## [DATASET RECORDS]
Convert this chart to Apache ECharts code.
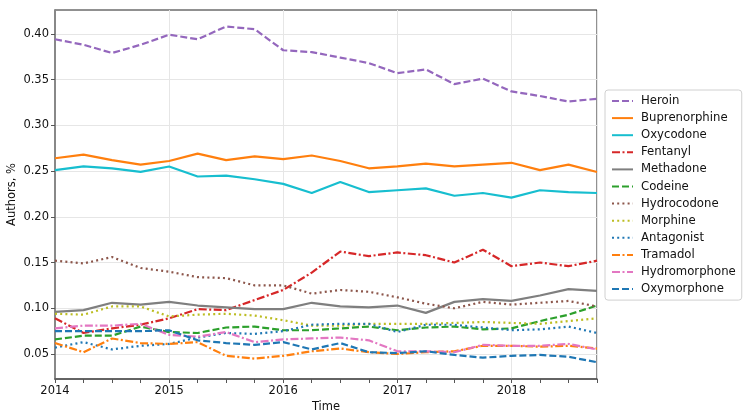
<!DOCTYPE html>
<html>
<head>
<meta charset="utf-8">
<script src="https://cdn.jsdelivr.net/npm/echarts@6/dist/echarts.min.js"></script>
<style>
  html, body { margin: 0; padding: 0; background: #fff; }
  #chart { width: 748px; height: 420px; }
</style>
</head>
<body>
<div id="chart"></div>
<script>
// quarterly points, 2014 Q1 .. 2018 Q4
const quarters = Array.from({ length: 20 }, (_, i) => 2014 + i * 0.25)

const heroin = [0.394, 0.388, 0.379, 0.388, 0.399, 0.394, 0.408, 0.405, 0.382, 0.380,
  0.374, 0.368, 0.357, 0.361, 0.345, 0.351, 0.337, 0.332, 0.326, 0.329]
const buprenorphine = [0.264, 0.268, 0.262, 0.257, 0.261, 0.269, 0.262, 0.266, 0.263, 0.267,
  0.261, 0.253, 0.255, 0.258, 0.255, 0.257, 0.259, 0.251, 0.257, 0.249]
const oxycodone = [0.251, 0.255, 0.253, 0.249, 0.255, 0.244, 0.245, 0.241, 0.236, 0.226,
  0.238, 0.227, 0.229, 0.231, 0.223, 0.226, 0.221, 0.229, 0.227, 0.226]
const fentanyl = [0.089, 0.073, 0.078, 0.082, 0.089, 0.099, 0.098, 0.109, 0.120, 0.139,
  0.162, 0.157, 0.161, 0.158, 0.150, 0.164, 0.146, 0.150, 0.146, 0.152]
const methadone = [0.096, 0.098, 0.106, 0.104, 0.107, 0.103, 0.101, 0.099, 0.099, 0.106,
  0.102, 0.101, 0.103, 0.095, 0.107, 0.110, 0.108, 0.114, 0.121, 0.119]
const codeine = [0.066, 0.070, 0.070, 0.080, 0.074, 0.073, 0.079, 0.080, 0.076, 0.076,
  0.078, 0.080, 0.076, 0.079, 0.080, 0.077, 0.078, 0.086, 0.093, 0.103]
const hydrocodone = [0.152, 0.149, 0.156, 0.144, 0.140, 0.134, 0.133, 0.125, 0.125, 0.116,
  0.120, 0.118, 0.112, 0.105, 0.100, 0.107, 0.104, 0.106, 0.108, 0.102]
const morphine = [0.094, 0.093, 0.102, 0.102, 0.091, 0.093, 0.094, 0.092, 0.087, 0.081,
  0.081, 0.083, 0.083, 0.083, 0.084, 0.085, 0.084, 0.083, 0.086, 0.089]
const antagonist = [0.057, 0.063, 0.055, 0.059, 0.061, 0.068, 0.073, 0.072, 0.075, 0.082,
  0.083, 0.083, 0.074, 0.082, 0.082, 0.079, 0.076, 0.077, 0.080, 0.073]
const tramadol = [0.062, 0.052, 0.067, 0.062, 0.061, 0.063, 0.048, 0.045, 0.048, 0.053,
  0.056, 0.052, 0.050, 0.052, 0.053, 0.059, 0.059, 0.058, 0.059, 0.056]
const hydromorphone = [0.078, 0.081, 0.081, 0.083, 0.071, 0.069, 0.074, 0.063, 0.066, 0.067,
  0.068, 0.065, 0.053, 0.053, 0.052, 0.060, 0.059, 0.059, 0.061, 0.055]
const oxymorphone = [0.075, 0.075, 0.075, 0.075, 0.076, 0.065, 0.062, 0.060, 0.063, 0.055,
  0.062, 0.052, 0.051, 0.053, 0.049, 0.046, 0.048, 0.049, 0.047, 0.041]

const yearTicks = [2014, 2015, 2016, 2017, 2018]
const yTicks = [0.05, 0.10, 0.15, 0.20, 0.25, 0.30, 0.35, 0.40]

const DASH = [7, 3]
const DOT = [2, 3.2]
const DASHDOT = [8, 2.5, 2, 2.5]

const lines = [
  { name: 'Heroin', data: heroin, color: '#9467bd', type: DASH },
  { name: 'Buprenorphine', data: buprenorphine, color: '#ff7f0e', type: 'solid' },
  { name: 'Oxycodone', data: oxycodone, color: '#17becf', type: 'solid' },
  { name: 'Fentanyl', data: fentanyl, color: '#d62728', type: DASHDOT },
  { name: 'Methadone', data: methadone, color: '#7f7f7f', type: 'solid' },
  { name: 'Codeine', data: codeine, color: '#2ca02c', type: DASH },
  { name: 'Hydrocodone', data: hydrocodone, color: '#8c564b', type: DOT },
  { name: 'Morphine', data: morphine, color: '#bcbd22', type: DOT },
  { name: 'Antagonist', data: antagonist, color: '#1f77b4', type: DOT },
  { name: 'Tramadol', data: tramadol, color: '#ff7f0e', type: DASHDOT },
  { name: 'Hydromorphone', data: hydromorphone, color: '#e377c2', type: DASHDOT },
  { name: 'Oxymorphone', data: oxymorphone, color: '#1f77b4', type: DASH },
]

const font = 'DejaVu Sans'
const fs = 11.5

const chart = echarts.init(document.getElementById('chart'), null, {
  width: 748,
  height: 420
})

chart.setOption({
  animation: false,
  textStyle: { fontFamily: font },
  grid: {
    left: 55,
    right: 151,
    top: 10,
    bottom: 41,
    outerBoundsMode: 'none',
    containLabel: false,
    show: true,
    borderColor: '#222',
    borderWidth: 1,
  },
  legend: {
    orient: 'vertical',
    left: 605,
    top: 90,
    itemWidth: 21,
    itemHeight: 10,
    itemGap: 5.1,
    padding: [5, 6, 5, 6],
    backgroundColor: '#fff',
    borderColor: '#d0d0d0',
    borderWidth: 1,
    borderRadius: 3,
    itemStyle: { opacity: 0 },
    textStyle: { fontFamily: font, fontSize: 11.7, color: '#111', padding: [0, 0, 0, 3] },
    data: lines.map(l => l.name)
  },
  xAxis: {
    type: 'value',
    min: 2014,
    max: 2018.75,
    interval: 1,
    name: 'Time',
    nameLocation: 'middle',
    nameGap: 22,
    nameMoveOverlap: false,
    nameTextStyle: { fontFamily: font, fontSize: fs, color: '#111' },
    axisLine: { show: true, onZero: false, lineStyle: { color: '#555', width: 1.5 } },
    axisTick: { show: true, length: 4, lineStyle: { color: '#555' } },
    minorTick: { show: true, splitNumber: 4, length: 4, lineStyle: { color: '#555' } },
    axisLabel: {
      fontFamily: font, fontSize: fs, color: '#111', margin: 6,
      showMaxLabel: false,
      formatter: v => yearTicks.includes(v) ? String(v) : ''
    },
    splitLine: { show: true, lineStyle: { color: '#e6e6e6', width: 1 } },
  },
  yAxis: {
    type: 'value',
    min: 0.0227,
    max: 0.426,
    name: 'Authors, %',
    nameLocation: 'middle',
    nameGap: 37,
    nameMoveOverlap: false,
    nameTextStyle: { fontFamily: font, fontSize: fs, color: '#111' },
    axisLine: { show: true, lineStyle: { color: '#888', width: 2 } },
    axisTick: { show: true, length: 4, customValues: yTicks, lineStyle: { color: '#555' } },
    axisLabel: {
      fontFamily: font, fontSize: fs, color: '#111', margin: 6,
      customValues: yTicks,
      formatter: v => v.toFixed(2)
    },
    splitLine: { show: true, lineStyle: { color: '#e6e6e6', width: 1 } },
  },
  series: lines.map(l => ({
    name: l.name,
    type: 'line',
    symbol: 'none',
    data: quarters.map((q, i) => [q, l.data[i]]),
    itemStyle: { color: l.color },
    lineStyle: { color: l.color, width: 2.2, type: l.type },
  }))
}, true)
</script>
</body>
</html>
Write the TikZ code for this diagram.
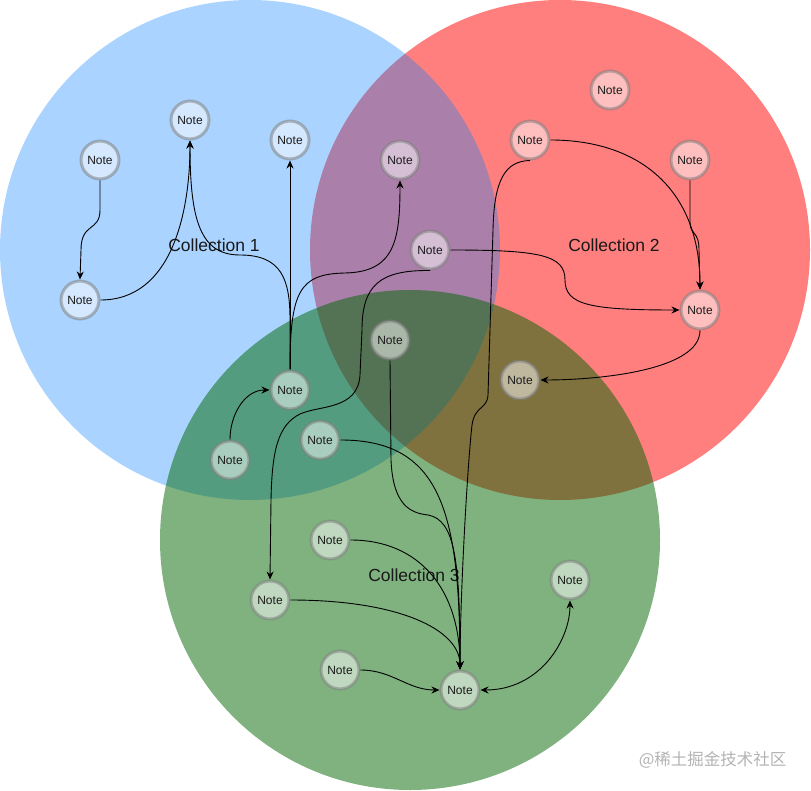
\documentclass[tikz,border=0pt]{standalone}
\usepackage{fontspec}
\setmainfont{Liberation Sans}
\newfontfamily\cjkfont{Noto Sans CJK SC}
\usetikzlibrary{arrows.meta}
\definecolor{cblue}{HTML}{007FFF}
\definecolor{cred}{HTML}{FF0000}
\definecolor{cgreen}{HTML}{006600}
\definecolor{wmark}{HTML}{B4B4B4}
\tikzset{
  notebox/.style={circle, minimum size=38pt, inner sep=0pt, line width=3pt,
    draw=gray, draw opacity=0.55, fill=white, fill opacity=0.5, text opacity=1,
    text=black!90, font=\fontsize{12}{14}\selectfont},
  colllabel/.style={font=\fontsize{17.5}{20}\selectfont, text=black!90},
  conn/.style={line width=0.9pt, draw=black, -{Stealth[length=8pt,width=7pt]}},
  bothconn/.style={line width=0.9pt, draw=black, {Stealth[length=8pt,width=7pt]}-{Stealth[length=8pt,width=7pt]}},
}
\begin{document}
\begin{tikzpicture}[x=1pt,y=-1pt]
\useasboundingbox (0,0) rectangle (811,791);
\fill[white] (0,0) rectangle (811,791);
% sets
\fill[cred, fill opacity=0.5] (560,250) circle[radius=250pt];
\fill[cblue, fill opacity=0.333] (250,250) circle[radius=250pt];
\fill[cgreen, fill opacity=0.5] (410,540) circle[radius=250pt];
% labels
\node[colllabel] (c1) at (214,245) {Collection 1};
\node[colllabel] (c2) at (614,245) {Collection 2};
\node[colllabel] (c3) at (414,575) {Collection 3};
% notes
\node[notebox] (A1) at (100,160) {Note};
\node[notebox] (A2) at (80,300) {Note};
\node[notebox] (A3) at (190,120) {Note};
\node[notebox] (A4) at (290,140) {Note};
\node[notebox] (P1) at (400,160) {Note};
\node[notebox] (P2) at (430,250) {Note};
\node[notebox] (R1) at (610,90) {Note};
\node[notebox] (R2) at (530,140) {Note};
\node[notebox] (R3) at (690,160) {Note};
\node[notebox] (R4) at (700,310) {Note};
\node[notebox] (RG) at (520,380) {Note};
\node[notebox] (T) at (390,340) {Note};
\node[notebox] (BG1) at (290,390) {Note};
\node[notebox] (BG2) at (230,460) {Note};
\node[notebox] (BG3) at (320,440) {Note};
\node[notebox] (G1) at (330,540) {Note};
\node[notebox] (G2) at (270,600) {Note};
\node[notebox] (G3) at (570,580) {Note};
\node[notebox] (G4) at (340,670) {Note};
\node[notebox] (G5) at (460,690) {Note};
% connectors
\draw[conn] (A1.south) -- (100,210) .. controls (100,232) and (81,222) .. (81,250) -- (A2.north);
\draw[conn] (A2.east) .. controls (172,300) and (190,212) .. (A3.south);
\draw[conn] (BG1.north) -- (290,320) .. controls (290,280) and (282,255) .. (240,255) .. controls (200,255) and (190,220) .. (A3.south);
\draw[conn] (BG1.north) -- (A4.south);
\draw[conn] (BG1.north) .. controls (290,290) and (300,274) .. (345,273) .. controls (395,272) and (400,240) .. (P1.south);
\draw[conn] (BG2.north) to[out=90,in=180] (BG1.west);
\draw[conn] (P2.south) .. controls (380,270) and (362,285) .. (362,330) -- (360,375) .. controls (358,410) and (320,405) .. (300,414) .. controls (278,425) and (272,450) .. (271,500) -- (G2.north);
\draw[conn] (P2.east) .. controls (540,250) and (565,255) .. (565,280) .. controls (565,305) and (590,310) .. (R4.west);
\draw[conn] (R2.east) .. controls (640,140) and (700,190) .. (R4.north);
\draw[conn] (R3.south) -- (690,222) .. controls (690,236) and (699,230) .. (699,250) -- (R4.north);
\draw[conn] (R4.south) .. controls (700,370) and (600,380) .. (RG.east);
\draw[conn] (R2.south) .. controls (505,161) and (494,180) .. (493,230) -- (488,395) .. controls (487,410) and (475,405) .. (472,425) .. controls (467,470) and (460,600) .. (G5.north);
\draw[conn] (T.south) -- (391,460) .. controls (393,505) and (410,513) .. (428,515) .. controls (455,520) and (460,560) .. (G5.north);
\draw[conn] (BG3.east) .. controls (440,440) and (460,510) .. (G5.north);
\draw[conn] (G1.east) .. controls (420,540) and (460,590) .. (G5.north);
\draw[conn] (G2.east) .. controls (400,600) and (460,630) .. (G5.north);
\draw[conn] (G4.east) to[out=0,in=180] (G5.west);
\draw[bothconn] (G5.east) .. controls (540,690) and (570,640) .. (G3.south);
% watermark
\node[font=\cjkfont\fontsize{16.5}{18}\selectfont, text=wmark, anchor=east] (wm) at (790,760) {@稀土掘金技术社区};
\end{tikzpicture}
\end{document}
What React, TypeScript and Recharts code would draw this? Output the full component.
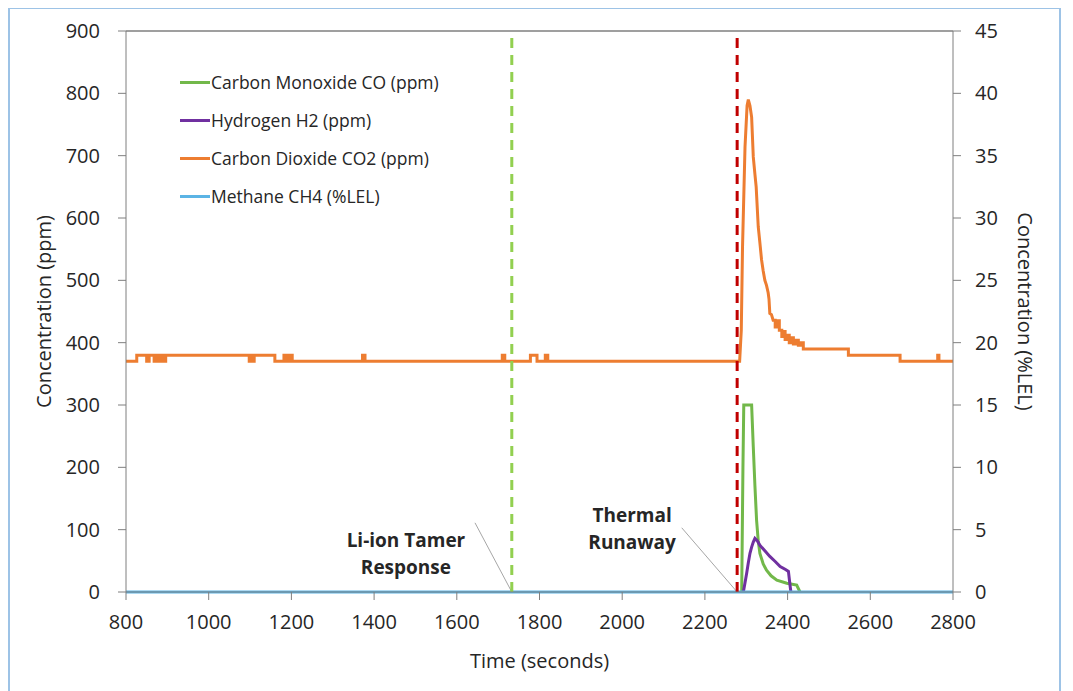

## [TASK PROMPT]
Your task is to reproduce exactly the lines from the start of the data above through the line containing "2014 + i * 0.25)", leaving every picture out.

## [FULL ANSWER]
Convert this chart to Apache ECharts code.
<!DOCTYPE html>
<html>
<head>
<meta charset="utf-8">
<script src="https://cdn.jsdelivr.net/npm/echarts@6/dist/echarts.min.js"></script>
<style>
  html, body { margin: 0; padding: 0; background: #fff; }
  #chart { width: 748px; height: 420px; }
</style>
</head>
<body>
<div id="chart"></div>
<script>
// quarterly points, 2014 Q1 .. 2018 Q4
const quarters = Array.from({ length: 20 }, (_, i) => 2014 + i * 0.25)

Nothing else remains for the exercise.